Frames, models and definitions

Rethinking information literacy for the digital age

Authors

DOI:

https://doi.org/10.7557/5.5875

Keywords:

information literacy, definitions, faculty-library collaboration, framework

Abstract

See RECORDING.

This keynote is both a practical and strategic view of information literacy from my perspective as a Senior Lecturer in Educational Development at City University, London and Chair of the UK’s Information Literacy Group.

I’ll reflect on the experiences I have had since leaving the library profession and moving into the field of educational development, which involves working with faculty to enhance teaching and learning and to develop their curricula. Since taking on this role I have had rich conversations with academic staff about all aspects of information literacy, often under other guises. I’ve recently undertaken a small-scale study to understand their approach to thinking about the related concepts of digital literacy and open practice and I’ll discuss some findings from this research. Faculty express concerns about how to create independent learners in the age where information is abundant, but knowledge is still scarce and privileged. Those who complete my module on the same topics have reflected on the plethora of terms and frameworks which are designed to support them which in fact sometimes leave them further confused. I’ll also draw on a recent chapter I wrote (Secker, 2018) on the trouble that terminology can cause, when we try to collaborate with both academic staff and with colleagues in other areas of learning support.

The second part of my keynote will focus on the efforts of the UK’s Information Literacy Group (ILG) to broaden the definition of information literacy and to try to get the concept recognised outside the library.
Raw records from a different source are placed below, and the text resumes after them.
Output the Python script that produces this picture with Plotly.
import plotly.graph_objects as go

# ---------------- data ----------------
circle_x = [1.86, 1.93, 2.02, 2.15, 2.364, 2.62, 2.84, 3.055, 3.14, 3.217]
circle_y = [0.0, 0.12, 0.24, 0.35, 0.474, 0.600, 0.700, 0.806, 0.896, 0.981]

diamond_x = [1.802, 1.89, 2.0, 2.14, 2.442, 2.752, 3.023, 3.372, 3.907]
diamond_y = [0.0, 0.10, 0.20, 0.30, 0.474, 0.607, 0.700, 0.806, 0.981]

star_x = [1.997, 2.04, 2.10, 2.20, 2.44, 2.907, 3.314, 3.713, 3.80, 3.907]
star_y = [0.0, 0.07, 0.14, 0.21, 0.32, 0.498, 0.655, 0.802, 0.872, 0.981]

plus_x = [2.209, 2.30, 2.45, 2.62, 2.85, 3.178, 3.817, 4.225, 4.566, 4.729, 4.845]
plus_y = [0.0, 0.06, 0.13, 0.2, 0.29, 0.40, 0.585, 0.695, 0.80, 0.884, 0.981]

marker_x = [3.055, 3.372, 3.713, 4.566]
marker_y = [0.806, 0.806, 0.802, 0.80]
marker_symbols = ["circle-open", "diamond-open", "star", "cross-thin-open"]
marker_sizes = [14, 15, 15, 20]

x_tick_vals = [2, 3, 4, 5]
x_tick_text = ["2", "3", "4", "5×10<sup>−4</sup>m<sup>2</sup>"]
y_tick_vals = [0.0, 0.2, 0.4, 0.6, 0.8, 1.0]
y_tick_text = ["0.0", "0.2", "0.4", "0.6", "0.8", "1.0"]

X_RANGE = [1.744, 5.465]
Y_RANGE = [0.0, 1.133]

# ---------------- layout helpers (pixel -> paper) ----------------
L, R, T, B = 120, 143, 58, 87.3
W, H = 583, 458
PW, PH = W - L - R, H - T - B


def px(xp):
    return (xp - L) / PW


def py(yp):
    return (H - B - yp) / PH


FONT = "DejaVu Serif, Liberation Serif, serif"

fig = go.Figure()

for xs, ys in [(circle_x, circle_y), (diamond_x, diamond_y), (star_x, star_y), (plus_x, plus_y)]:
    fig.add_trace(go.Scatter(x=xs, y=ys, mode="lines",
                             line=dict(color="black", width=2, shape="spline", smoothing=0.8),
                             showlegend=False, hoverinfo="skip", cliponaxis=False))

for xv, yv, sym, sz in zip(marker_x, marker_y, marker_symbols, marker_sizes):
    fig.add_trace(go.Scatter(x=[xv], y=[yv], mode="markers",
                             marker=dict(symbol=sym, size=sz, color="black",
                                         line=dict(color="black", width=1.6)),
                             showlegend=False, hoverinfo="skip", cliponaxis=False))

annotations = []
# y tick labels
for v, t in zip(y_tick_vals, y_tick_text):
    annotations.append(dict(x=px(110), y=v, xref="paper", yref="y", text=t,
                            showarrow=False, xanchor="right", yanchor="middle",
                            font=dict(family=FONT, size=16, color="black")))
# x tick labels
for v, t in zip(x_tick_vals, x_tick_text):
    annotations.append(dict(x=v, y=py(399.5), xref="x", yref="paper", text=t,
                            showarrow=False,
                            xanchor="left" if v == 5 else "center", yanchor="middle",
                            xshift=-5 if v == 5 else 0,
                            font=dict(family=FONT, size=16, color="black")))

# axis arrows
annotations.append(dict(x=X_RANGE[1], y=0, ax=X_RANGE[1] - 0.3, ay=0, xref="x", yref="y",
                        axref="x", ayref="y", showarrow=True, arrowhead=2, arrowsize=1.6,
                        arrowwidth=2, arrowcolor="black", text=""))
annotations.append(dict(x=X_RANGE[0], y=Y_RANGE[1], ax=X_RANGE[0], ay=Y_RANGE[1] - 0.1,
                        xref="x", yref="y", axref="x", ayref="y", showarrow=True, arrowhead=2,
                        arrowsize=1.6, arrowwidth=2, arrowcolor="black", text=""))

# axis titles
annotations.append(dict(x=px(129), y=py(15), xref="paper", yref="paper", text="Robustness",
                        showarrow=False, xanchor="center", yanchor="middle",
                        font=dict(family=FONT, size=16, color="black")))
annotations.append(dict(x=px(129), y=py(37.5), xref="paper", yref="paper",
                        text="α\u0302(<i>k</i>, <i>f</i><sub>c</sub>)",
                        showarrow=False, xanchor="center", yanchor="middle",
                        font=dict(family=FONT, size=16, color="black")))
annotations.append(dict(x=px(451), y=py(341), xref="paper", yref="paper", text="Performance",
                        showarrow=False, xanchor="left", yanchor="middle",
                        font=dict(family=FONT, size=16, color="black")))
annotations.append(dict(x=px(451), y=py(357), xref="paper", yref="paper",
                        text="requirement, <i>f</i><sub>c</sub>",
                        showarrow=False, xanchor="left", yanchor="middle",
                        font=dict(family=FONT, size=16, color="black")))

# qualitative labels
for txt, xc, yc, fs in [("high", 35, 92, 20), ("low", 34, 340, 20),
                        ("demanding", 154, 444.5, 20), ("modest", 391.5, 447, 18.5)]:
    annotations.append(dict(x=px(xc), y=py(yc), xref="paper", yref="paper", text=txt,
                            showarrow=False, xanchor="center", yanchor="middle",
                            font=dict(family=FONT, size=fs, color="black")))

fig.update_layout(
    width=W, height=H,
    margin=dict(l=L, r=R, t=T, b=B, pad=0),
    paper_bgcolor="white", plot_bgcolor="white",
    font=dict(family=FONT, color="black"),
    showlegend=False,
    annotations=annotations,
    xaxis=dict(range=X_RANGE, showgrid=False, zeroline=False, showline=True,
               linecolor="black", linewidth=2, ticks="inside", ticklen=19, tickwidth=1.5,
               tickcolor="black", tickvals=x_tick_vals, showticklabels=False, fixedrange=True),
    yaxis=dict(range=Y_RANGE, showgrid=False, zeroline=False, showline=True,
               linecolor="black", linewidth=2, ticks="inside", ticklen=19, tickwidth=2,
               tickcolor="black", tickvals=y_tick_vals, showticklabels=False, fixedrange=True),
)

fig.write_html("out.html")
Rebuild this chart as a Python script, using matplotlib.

In many ways there are parallels between the work I do at an institutional level and the efforts of the group to raise awareness of information literacy more broadly. In April 2018 the ILG launched a new definition of information literacy and much of the efforts of the group have been to build links with organisations and people outside of the library sector. For us to achieve true universal information literacy, as Paul Zurkowski first envisaged, (Zurkowski, 1974) I will argue information literacy needs to become an ongoing concern or everyone who works in education, government, the media or who cares about social justice.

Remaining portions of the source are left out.